We consider a macroscopic traffic model able to reproduce the boundedness of the vehicles acceleration. It is based on a modified Lighthill-Whitham-Richards (LWR) model recast as a Hamilton-Jacobi Partial Differential Equation for which there exists explicit solution methods. We developed an optimization-based framework which is able to be extended to large scale networks in order to estimate queue lengths on arterial road networks, taking into account data from classical density or flow sensors and mobile sensors. We validated our results on real data extracted from the NGSIM Lankershim Boulevard dataset, comparing the estimation result from LWR model with and without the bounded acceleration constraint. Comparing to previous method without considering bounded acceleration, our method improves the queue lengths estimation precision under most cases.

This paper details a new macroscopic traffic flow model accounting for the boundedness of traffic acceleration, which is required for physical realism. Our approach relies on the coupling between a scalar conservation law, which refers to the seminal LWR model, and a system of Ordinary Differential Equations describing the trajectory of accelerating vehicles, which we treat as moving constraints. We propose a Wave Front Tracking Algorithm to construct approximate solutions. We use this algorithm to prove the existence of solutions to the associated Cauchy Problem, and provide some numerical examples illustrating the solution behaviour.
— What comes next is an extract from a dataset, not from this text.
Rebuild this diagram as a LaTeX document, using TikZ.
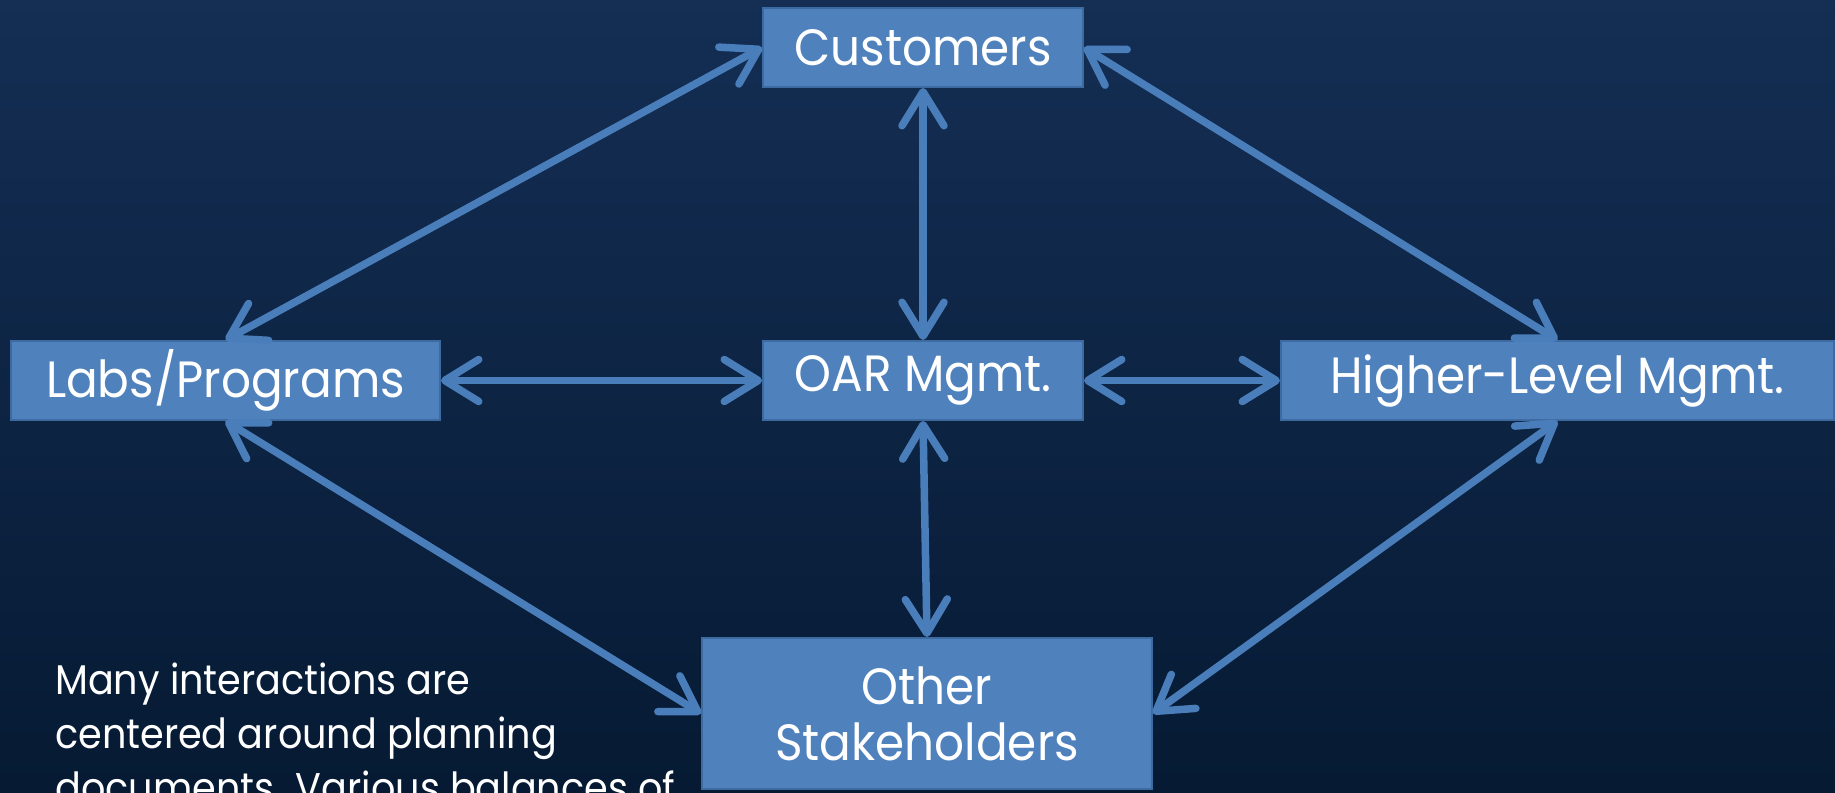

This article deals with macroscopic traffic flow models on a road network. More precisely, we consider coupling conditions at junctions for the Aw-Rascle-Zhang (ARZ) second order model consisting of a hyperbolic system of two conservation laws. These coupling conditions conserve both the number of vehicles and the mixing of Lagrangian attributes of traffic through the junction. The proposed Riemann solver is based on assignment coefficients, multi-objective optimization of fluxes and priority parameters. We prove that this Riemann solver is well posed in the case of special junctions, including 1-to-2 diverge and 2-to-1 merge.

This paper is concerned with a generic class of second order models (GSOM) on networks. Such higher order models can be more easily solved in a Lagrangian framework whose coordinates move with the traffic. The difficulty is to deal with Eulerian-fixed discontinuities such as junctions. The aim of this work is twofold: first, to propose adapted junction models for second order macroscopic traffic flow models and second, to solve the resulting model in a moving framework. Our numerical methodology is based on a finite difference scheme that bridges the gap with a microscopic description of the traffic.